Startups typically accept venture capital to grow fast. These investments come with liquidation preferences—a contract term that gives VCs the right to get their invested capital back (sometimes multiple times over) before founders or employees see a cent. The most common is a 1x preference, but when markets slow or uncertainty rises, even “non-participating” terms can be a chilling force.

Imagine building a company for seven years, raising $150 million, and then being acquired for $50 million. Because of liquidation preferences, every dollar of that exit flows to investors. Common stock holders—usually founders and early employees—are left with nothing. It’s agonizingly common, yet rarely discussed.

2025: The Year Capital Efficiency Took Center Stage

Fresh 2025 data confirms the stakes are higher than ever:

  • Founder salaries plummeted 43% this year, from $132K to $75K median, as VC became harder to secure and runway extension became the mantra.

  • Only 5.4% of founders now pay themselves zero salary—down from 9% last year—as bootstrapping and risk-sharing with teams take on greater urgency.

  • Deal terms haven’t gotten founder-friendlier; if anything, recent venture trends have preserved, or even stiffened, investor protections.

In high-growth sectors like SaaS and AI, most technical founders still pay themselves $140K–$160K on average, but the gap between “headline valuation” and real founder returns keeps widening.

Real-World Scenarios: Big Raises, Small Exits, Zero Payout

These aren’t hypotheticals. In 2024–2025 alone:

  • At least three VC-backed tech startups in North America that raised $50 million–$120 million each, ultimately exited for less than the invested capital—founders walked away with only their LinkedIn updates.

  • The “unicorn club” is no shield: the median unicorn in 2025 raised $275 million over five rounds before breaching $1B, but several of these exited well below their peak, with founders effectively cut out of the financial windfall.

Where Founders Miscalculate

Why do savvy operators fall into this trap?

  • Failure to model exit scenarios: Most model for “home runs,” not for realistic or mediocre outcomes.
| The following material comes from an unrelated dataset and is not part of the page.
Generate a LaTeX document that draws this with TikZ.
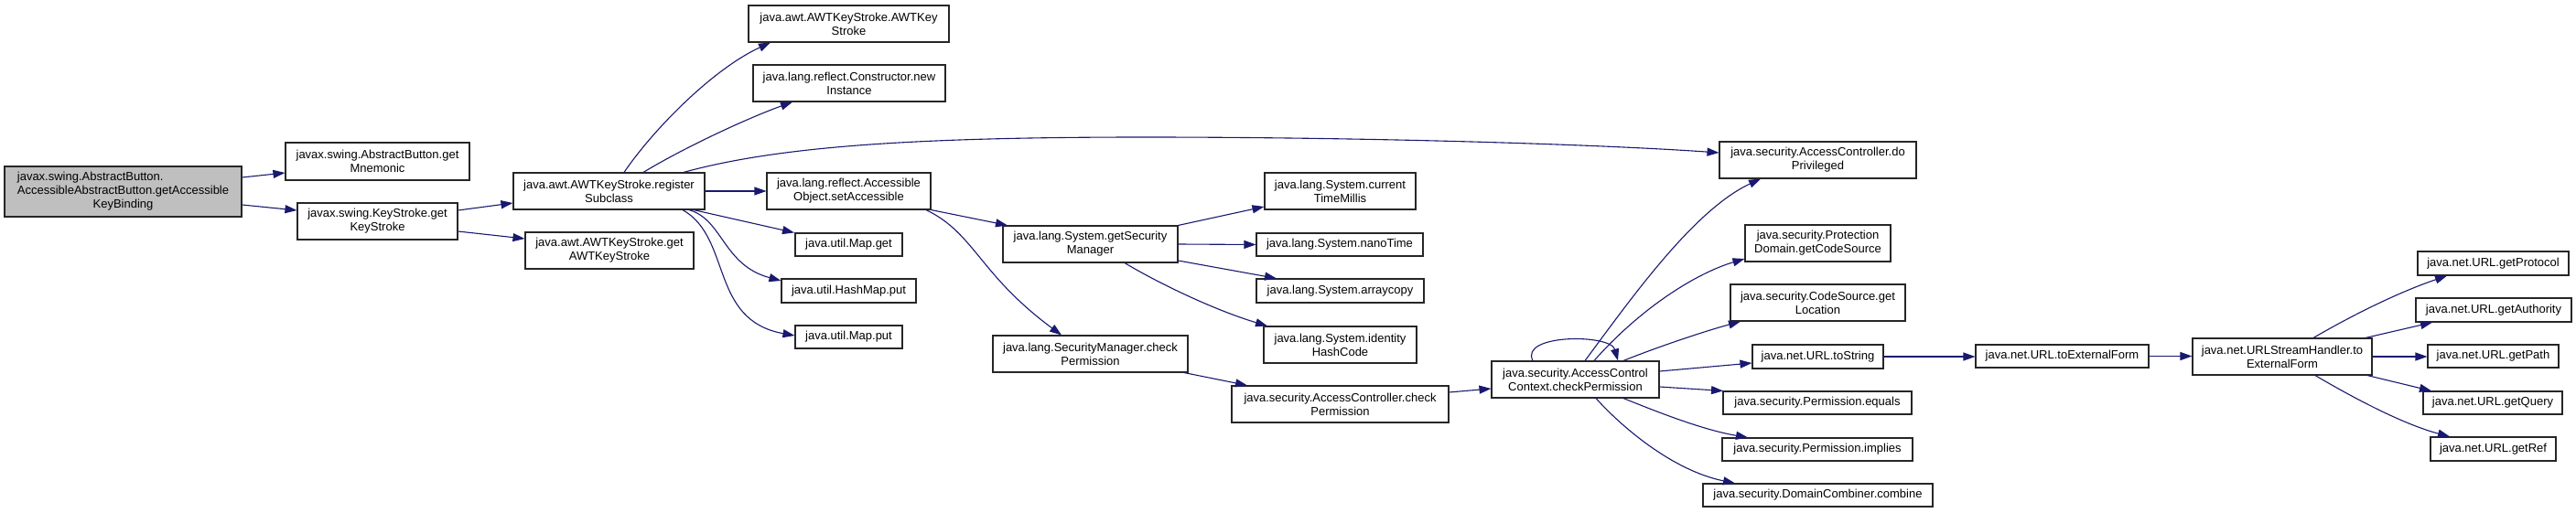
\documentclass[tikz,border=0pt]{standalone}
\usepackage{fontspec}
\setmainfont{Liberation Sans}
\usepackage{calc}
\usetikzlibrary{arrows.meta}
\definecolor{edgecol}{HTML}{191970}
\definecolor{rootfill}{HTML}{BFBFBF}
\begin{document}
\begin{tikzpicture}[x=1pt,y=-1pt,
  fn/.style={draw=black!85, line width=1.1pt, fill=white, inner sep=0pt, align=center,
             font=\fontsize{13}{15}\selectfont, text=black},
  call/.style={draw=edgecol, line width=1.1pt, -{Triangle[length=13pt,width=9pt]}, fill=none}]
\useasboundingbox (0,0) rectangle (2815,561);
\fill[white] (0,0) rectangle (2815,561);

% column 1
\node[fn, fill=rootfill, minimum width=259pt, minimum height=55pt] (root) at (134.5,209.5)
  {\makebox[\widthof{AccessibleAbstractButton.getAccessible}][l]{javax.swing.AbstractButton.}\\AccessibleAbstractButton.getAccessible\\KeyBinding};
% column 2
\node[fn, minimum width=201pt, minimum height=41pt] (mnem) at (412.5,176.5) {javax.swing.AbstractButton.get\\Mnemonic};
\node[fn, minimum width=175pt, minimum height=40pt] (getks) at (412.5,242) {javax.swing.KeyStroke.get\\KeyStroke};
% column 3
\node[fn, minimum width=209pt, minimum height=40pt] (regsub) at (665.5,209) {java.awt.AWTKeyStroke.register\\Subclass};
\node[fn, minimum width=184pt, minimum height=40pt] (getAWT) at (666,274) {java.awt.AWTKeyStroke.get\\AWTKeyStroke};
% column 4
\node[fn, minimum width=219pt, minimum height=40pt] (awtks) at (927.5,26) {java.awt.AWTKeyStroke.AWTKey\\Stroke};
\node[fn, minimum width=210pt, minimum height=40pt] (newinst) at (928,91) {java.lang.reflect.Constructor.new\\Instance};
\node[fn, minimum width=179pt, minimum height=40pt] (setAcc) at (927.5,209) {java.lang.reflect.Accessible\\Object.setAccessible};
\node[fn, minimum width=117pt, minimum height=25pt] (mapget) at (927.5,267.5) {java.util.Map.get};
\node[fn, minimum width=147pt, minimum height=26pt] (hashput) at (927.5,318) {java.util.HashMap.put};
\node[fn, minimum width=117pt, minimum height=25pt] (mapput) at (927.5,368.5) {java.util.Map.put};
% column 5
\node[fn, minimum width=191pt, minimum height=40pt] (getSM) at (1191.5,267) {java.lang.System.getSecurity\\Manager};
\node[fn, minimum width=213pt, minimum height=40pt] (smcheck) at (1191.5,387) {java.lang.SecurityManager.check\\Permission};
% column 6
\node[fn, minimum width=165pt, minimum height=40pt] (ctm) at (1464.5,209) {java.lang.System.current\\TimeMillis};
\node[fn, minimum width=182pt, minimum height=25pt] (nano) at (1464,267.5) {java.lang.System.nanoTime};
\node[fn, minimum width=183pt, minimum height=26pt] (arrcopy) at (1464.5,318) {java.lang.System.arraycopy};
\node[fn, minimum width=167pt, minimum height=40pt] (ihc) at (1464.5,377) {java.lang.System.identity\\HashCode};
\node[fn, minimum width=237pt, minimum height=40pt] (accheck) at (1464.5,442) {java.security.AccessController.check\\Permission};
% column 7
\node[fn, minimum width=183pt, minimum height=40pt] (accctx) at (1721.5,415) {java.security.AccessControl\\Context.checkPermission};
% column 8
\node[fn, minimum width=215pt, minimum height=40pt] (doPriv) at (1986.5,175) {java.security.AccessController.do\\Privileged};
\node[fn, minimum width=159pt, minimum height=40pt] (pdgcs) at (1986.5,266) {java.security.Protection\\Domain.getCodeSource};
\node[fn, minimum width=191pt, minimum height=40pt] (csgl) at (1986.5,331) {java.security.CodeSource.get\\Location};
\node[fn, minimum width=143pt, minimum height=26pt] (urlts) at (1986.5,390) {java.net.URL.toString};
\node[fn, minimum width=206pt, minimum height=25pt] (permeq) at (1986,440.5) {java.security.Permission.equals};
\node[fn, minimum width=208pt, minimum height=25pt] (permimp) at (1986,491.5) {java.security.Permission.implies};
\node[fn, minimum width=251pt, minimum height=25pt] (dcc) at (1986.5,541.5) {java.security.DomainCombiner.combine};
% column 9, 10
\node[fn, minimum width=189pt, minimum height=25pt] (urltef) at (2253.5,389.5) {java.net.URL.toExternalForm};
\node[fn, minimum width=196pt, minimum height=40pt] (ushtef) at (2494,390) {java.net.URLStreamHandler.to\\ExternalForm};
% column 11
\node[fn, minimum width=165pt, minimum height=26pt] (getproto) at (2724.5,288) {java.net.URL.getProtocol};
\node[fn, minimum width=170pt, minimum height=26pt] (getauth) at (2725,339) {java.net.URL.getAuthority};
\node[fn, minimum width=143pt, minimum height=25pt] (getpath) at (2724.5,389.5) {java.net.URL.getPath};
\node[fn, minimum width=152pt, minimum height=25pt] (getquery) at (2724,440.5) {java.net.URL.getQuery};
\node[fn, minimum width=137pt, minimum height=26pt] (getref) at (2724.5,491) {java.net.URL.getRef};

% edges
\draw[call] (root.east |- 0,194) -- (mnem.west |- 0,189);
\draw[call] (root.east |- 0,224) -- (getks.west |- 0,230);
\draw[call] (getks.east |- 0,230) -- (regsub.west |- 0,222);
\draw[call] (getks.east |- 0,253) -- (getAWT.west |- 0,261);

\draw[call] (682,0 |- regsub.north) .. controls (715,140) and (780,75) .. (842,0 |- awtks.south);
\draw[call] (703,0 |- regsub.north) .. controls (750,160) and (820,128) .. (866,0 |- newinst.south);
\draw[call] (747,0 |- regsub.north) .. controls (850,160) and (1000,150) .. (1250,150)
   .. controls (1500,150) and (1750,158) .. (doPriv.west |- 0,167);
\draw[call] (regsub.east) -- (setAcc.west);
\draw[call] (758,0 |- regsub.south) -- (868,0 |- mapget.north);
\draw[call] (753,0 |- regsub.south) .. controls (790,240) and (790,290) .. (hashput.west |- 0,307);
\draw[call] (746,0 |- regsub.south) .. controls (800,260) and (775,350) .. (mapput.west |- 0,367);

\draw[call] (setAcc.south east) -- (1101,0 |- getSM.north);
\draw[call] (1012,0 |- setAcc.south) .. controls (1065,255) and (1070,300) .. (1160,0 |- smcheck.north);

\draw[call] (getSM.north east) -- (ctm.west |- 0,226);
\draw[call] (getSM.east) -- (nano.west);
\draw[call] (getSM.east |- 0,285) -- (1395,0 |- arrcopy.north);
\draw[call] (1229,0 |- getSM.south) .. controls (1270,312) and (1330,340) .. (1385,0 |- ihc.north);
\draw[call] (1294,0 |- smcheck.south) -- (1363,0 |- accheck.north);
\draw[call] (accheck.east |- 0,429) -- (accctx.west |- 0,425);

\draw[call] (1675,0 |- accctx.north) .. controls (1660,365) and (1760,365) .. (1768,0 |- accctx.north);
\draw[call] (1732,0 |- accctx.north) .. controls (1780,330) and (1850,230) .. (1924,0 |- doPriv.south);
\draw[call] (1742,0 |- accctx.north) .. controls (1790,340) and (1850,300) .. (pdgcs.west |- 0,283);
\draw[call] (1774,0 |- accctx.north) .. controls (1810,380) and (1860,363) .. (1902,0 |- csgl.south);
\draw[call] (accctx.east |- 0,406) -- (urlts.west |- 0,397);
\draw[call] (accctx.east |- 0,423) -- (1883,0 |- permeq.north);
\draw[call] (1774,0 |- accctx.south) .. controls (1810,450) and (1860,470) .. (1910,0 |- permimp.north);
\draw[call] (1744,0 |- accctx.south) .. controls (1775,470) and (1830,515) .. (1896,0 |- dcc.north);

\draw[call] (urlts.east) -- (urltef.west |- urlts.east);
\draw[call] (urltef.east) -- (ushtef.west |- urltef.east);

\draw[call] (2528,0 |- ushtef.north) .. controls (2570,345) and (2620,320) .. (2674,0 |- getproto.south);
\draw[call] (2585,0 |- ushtef.north) -- (2658,0 |- getauth.south);
\draw[call] (ushtef.east) -- (getpath.west |- ushtef.east);
\draw[call] (2587,0 |- ushtef.south) -- (2657,0 |- getquery.north);
\draw[call] (2530,0 |- ushtef.south) .. controls (2580,440) and (2630,465) .. (2677,0 |- getref.north);
\end{tikzpicture}
\end{document}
  • Misunderstanding cap tables: If you can’t explain what you’d take home in a $50M, $100M, or $150M exit, you’re flying blind.

  • Ignoring investor seniority: Preferred shares and “participating preferences” mean investors sit atop the payout waterfall.

Protecting Your Outcome: Practical Steps

Let’s be practical—here’s how to reclaim leverage and visibility:

  • Model your cap table into future rounds. Map exactly who gets what in a 1x exit, a 0.7x exit, a 2x exit. Use real numbers, not guesses.

  • Pressure-test your deal terms. Push for non-participating preferred, sensible preference multiples, and transparency among investor classes.

  • Bootstrap as long as you can. Early-stage bootstrappers keep more control, can afford leaner comp, and minimize preference stacks.

  • Align founder compensation with runway strategy. As capital efficiency takes center stage, VCs are open to founders paying themselves enough to stay focused, not distracted.

The Bottom Line

Being a founder in 2025 means learning not just how to raise, but how to keep. The only thing worse than failing is winning on paper—and ending up with nothing in your bank account. Validate your cap table, demystify your liquidation stack, and never assume a big raise means a big payday.

Your company’s fate is uncertain—but your financial literacy doesn’t have to be.